I haven’t been able to blog since I came back from Kathu and I’m trying to understand why. Perhaps I’ve been too worn out by the trip. All the driving and the not sleeping very well and the disruption to my routine. Eating not terribly good food and just feeling unsettled for a week. This trip has also made me duller, more stupid and more of a blunt instrument. I’ve become a sluggish foot-soldier.
The purpose of the trip was to do a psychological risk inventory on the troops as part of their annual health assessment. The test itself is quite a blunt instrument. If you have any intelligence you can guess the correct answers but that’s not the point. You need to answer according to how you feel at the time. We interviewed the ones that ‘failed’ and then decided on their colour status (green or yellow) and how to proceed from there. The interviews amounted to mini mental status examinations where we were looking for pathology but also signs of coping and resilience and emotional stability.
I was quite anxious about the amount of driving that was required on the trip and I feared having an accident in the military car. Would my concentration hold up, would we be able to get petrol, would the car break down and would my cold deteriorate into swine flu? In the end, nothing bad happened. The car drove well and the journey there and back proceeded without incident.
So rather than posting a story about my trip, I’ll provide some fairly random thoughts instead.
The symbol of the battle school where we were is a red knight (the chess-piece kind) with a sword coming out of its head. Perhaps this is an appropriate symbol of madness. A disembodied horse’s head which is also an instrument of war.
Part of me remains the journalist. I go on a trip to an unusual destination and I’m looking for the story, the angle and wondering what I can deliver before deadline. But this is different. There’s no deadline, or rather the work deadline is completely different. We have to assess 250 people in 4 days. Sign the files. Write the referrals.
One of the best things about Kathu is its golf course. In the dry Northern Cape the golf course is watered from the iron ore mine. What this means is that the greens are green and the trees (mostly camel thorn trees) are flourishing. When my drive went astray (which it mostly did) and I couldn’t be bothered to go and find it in the long rough, I would take out my camera instead and try and capture a good picture of one of the trees.
I was interested in my fellow guests at the lodge, particularly the two guests who looked like they were high-ups or middle management from Kumba (the highly profitable iron ore mine which is part-owned by Anglo American). He was tall and black and well-dressed and looked the picture of the new mining executive. BEE (Black Economic Empowerment) to a tee. She was white and intelligent and less flashy although she still dressed in a corporate way. I noticed that they stayed in the Boutique Hotel side of the Lodge rather than the more plebby lodge side but they still joined us for meals. I wondered if they were a couple or just business colleagues. There was little to indicate that they were romantically involved but my thoughts ran to one of the local soapies and I thought that they would make a perfect new South African corporate couple. She was more aware of her fellow diners while he seemed quite wrapped up in himself. Perhaps he was thinking about the next board meeting and how to continue to maximise the profit from the mine. If he was visiting from Johannesburg there would be a certain seriousness attached to the visit. Goals, objectives, targets and so on.

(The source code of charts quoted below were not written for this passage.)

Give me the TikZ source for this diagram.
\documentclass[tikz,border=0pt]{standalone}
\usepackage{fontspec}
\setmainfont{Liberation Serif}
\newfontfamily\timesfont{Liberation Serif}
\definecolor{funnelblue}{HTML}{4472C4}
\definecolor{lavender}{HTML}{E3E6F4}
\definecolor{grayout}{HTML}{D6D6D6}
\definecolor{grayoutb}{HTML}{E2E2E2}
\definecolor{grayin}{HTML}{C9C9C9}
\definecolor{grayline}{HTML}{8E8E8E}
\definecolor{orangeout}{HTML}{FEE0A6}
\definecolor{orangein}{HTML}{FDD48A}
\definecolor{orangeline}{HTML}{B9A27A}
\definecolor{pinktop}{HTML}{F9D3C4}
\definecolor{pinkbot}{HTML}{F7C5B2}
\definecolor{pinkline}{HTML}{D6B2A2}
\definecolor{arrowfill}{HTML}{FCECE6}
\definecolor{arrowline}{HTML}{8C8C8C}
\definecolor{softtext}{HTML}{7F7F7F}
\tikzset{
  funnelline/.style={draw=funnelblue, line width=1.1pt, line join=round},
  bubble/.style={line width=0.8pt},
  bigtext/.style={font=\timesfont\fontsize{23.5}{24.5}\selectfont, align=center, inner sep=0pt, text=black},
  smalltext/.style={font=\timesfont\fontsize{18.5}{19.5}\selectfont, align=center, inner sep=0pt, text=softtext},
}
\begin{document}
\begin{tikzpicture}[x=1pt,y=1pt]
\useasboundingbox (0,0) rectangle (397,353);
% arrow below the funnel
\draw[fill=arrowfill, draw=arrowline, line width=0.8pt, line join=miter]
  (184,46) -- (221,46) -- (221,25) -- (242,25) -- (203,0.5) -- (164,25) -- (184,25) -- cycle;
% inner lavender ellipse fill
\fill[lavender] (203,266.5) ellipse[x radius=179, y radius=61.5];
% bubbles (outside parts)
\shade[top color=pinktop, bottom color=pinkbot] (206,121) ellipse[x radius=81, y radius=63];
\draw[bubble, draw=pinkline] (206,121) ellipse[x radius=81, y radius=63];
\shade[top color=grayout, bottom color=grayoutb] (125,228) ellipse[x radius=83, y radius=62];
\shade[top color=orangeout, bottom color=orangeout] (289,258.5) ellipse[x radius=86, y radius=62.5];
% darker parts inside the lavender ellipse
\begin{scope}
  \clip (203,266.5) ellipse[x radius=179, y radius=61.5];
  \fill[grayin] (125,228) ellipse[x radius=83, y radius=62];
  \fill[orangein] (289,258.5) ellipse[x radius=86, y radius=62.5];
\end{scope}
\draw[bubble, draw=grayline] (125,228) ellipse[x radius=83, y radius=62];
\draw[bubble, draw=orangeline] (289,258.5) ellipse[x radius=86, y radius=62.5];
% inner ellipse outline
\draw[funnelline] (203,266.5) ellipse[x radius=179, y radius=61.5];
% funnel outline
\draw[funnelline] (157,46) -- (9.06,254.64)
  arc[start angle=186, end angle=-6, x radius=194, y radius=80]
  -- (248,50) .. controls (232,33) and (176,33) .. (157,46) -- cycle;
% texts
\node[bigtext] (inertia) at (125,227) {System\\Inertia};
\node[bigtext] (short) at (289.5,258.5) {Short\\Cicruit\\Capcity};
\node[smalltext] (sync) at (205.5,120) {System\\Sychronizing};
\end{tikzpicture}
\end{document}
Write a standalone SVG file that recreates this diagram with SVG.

Sitting at one of the breakfast tables, I was thinking of my last work trip in which I stayed at a decent hotel. Mauritius. We were there to do a short study of the country’s political, economic, social and corporate governance. We put in 12-hour work days for a week and then we took a day off to visit one of the island’s many holiday resorts. Sparling blue pools, lazy views of the bay, comfortable loungers, lots of light and healthy, suntanned Americans and Brits in abundance. The books on the loungers were bestsellers, thrillers largely. Nothing too challenging.
The food in Kathu was largely forgettable. As I sipped my small glass of orange juice and regretted the oil-rich food of fried eggs, fried bacon, fried sausage and some potato mixture (hash browns perhaps), I remembered my team in Mauritius. Those were good times. And now? A different career and working largely on my own (even though I’m part of an organisation).
My colleague on the trip was a young Afrikaans guy in his early thirties. Unmarried and with a distinct eye for pretty women. Not very broad-minded perhaps (although he’d worked in London for two years) but a really decent guy and someone who works hard and plays hard. A good golfer. The night we arrived he was soon chatting away to one of the waitresses, who was called Elandi and who called us “Meneer”. She told us that the local bar where we intended to play pool was pretty rough and that she never drank without her “verliefde” (her sweetheart). As she told us this, she touched the chain around her neck anxiously. On it there was a medallion of a saint.